The bull case is real and should be stated plainly, because the dark reading is not the only reading. Revenue tripled; the technology is genuinely transformative; the losses are the investment in a future that may dwarf them. Amazon lost money for the better part of a decade and became Amazon; the railroads lost fortunes laying track and remade the continent; the pattern of enormous early losses preceding enormous eventual profit is a real pattern, and OpenAI may be the latest instance of it. An investor buying into the loss is buying the bet that the revenue line, climbing as fast as it is, will eventually outrun the cost line, and that the company at the center of the most important technology of the age will be the one that captures its value.

The bear case is the arithmetic, and it is equally real. A company spending thirty-four billion to earn thirteen reaches profit only if one of two things happens: the cost of running the models collapses, or the revenue grows into the spending faster than the spending grows. The first has not happened — the agent that consumes a thousand times the tokens of a query is the cost structure refusing to fall, and inference remains expensive. The second is a race between two climbing lines, and the leak shows both climbing together, with no crossover yet visible. The bull case asks for faith in a future; the bear case asks only that you read the present. Both are looking at the same twenty-one billion dollars, and the only honest thing to say is that the number does not yet decide between them.


What This Means

The twenty-one-billion-dollar loss is the whole boom’s economics, concentrated in its flagship and finally disclosed. Every theme this record has traced — the circular financing, the tents and the satellites raised to house the compute, the trillion-dollar capital expenditure, the debt taken on to pay for it — was built to feed a technology that, at its commercial center, loses roughly two and a half dollars for every one it earns. The losses are not a scandal and they are not a fraud; they are the disclosed reality of a bet that the future justifies the present burn. What the leak changes is only that the public can now see the size of the burn before it is asked to fund it, which is more than the public usually gets.

History offers both endings and refuses to say which applies. Amazon’s losses became Amazon; the railroads’ losses became the railroads; and a great many other losses became only losses — companies that burned the capital with the same conviction and the same transformative story and never reached the profit, and whose investors discovered, too late, that conviction is not the same as a business. The difference between the two outcomes was visible only in retrospect, never at the moment of the offering, when the story was always the same: enormous losses, spectacular growth, a future that justified everything. The public buying into OpenAI is being asked to make, in advance and without the retrospect, the judgment that only retrospect has ever reliably made.
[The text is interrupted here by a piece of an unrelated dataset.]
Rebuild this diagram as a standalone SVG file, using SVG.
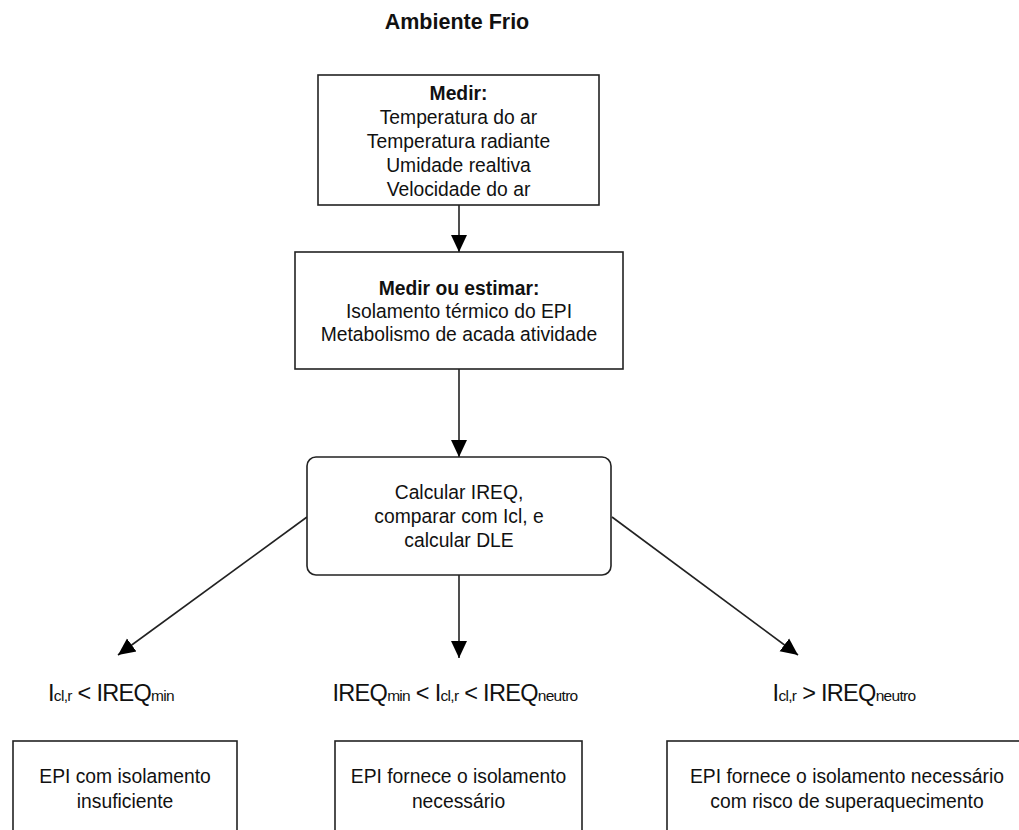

I am the product that loses two and a half dollars for every one it earns, and the leak has, for once, told you so before you were asked to pay. The most famous company of the age is about to learn what the public thinks its losses are worth, in a market that has only just remembered it can fall, with its financials laid open by someone who wanted them seen. The number is twenty-one billion, and it is neither proof of failure nor proof of fraud — it is the price of the bet, stated honestly at last, and the question it forces is the one the entire boom has been deferring: whether the future being purchased is Amazon, or the railroads that went bankrupt laying the track that someone else, later, ran the profitable trains across. The public is being shown the hole. What it cannot be shown, because no one can, is which side of history the hole is on.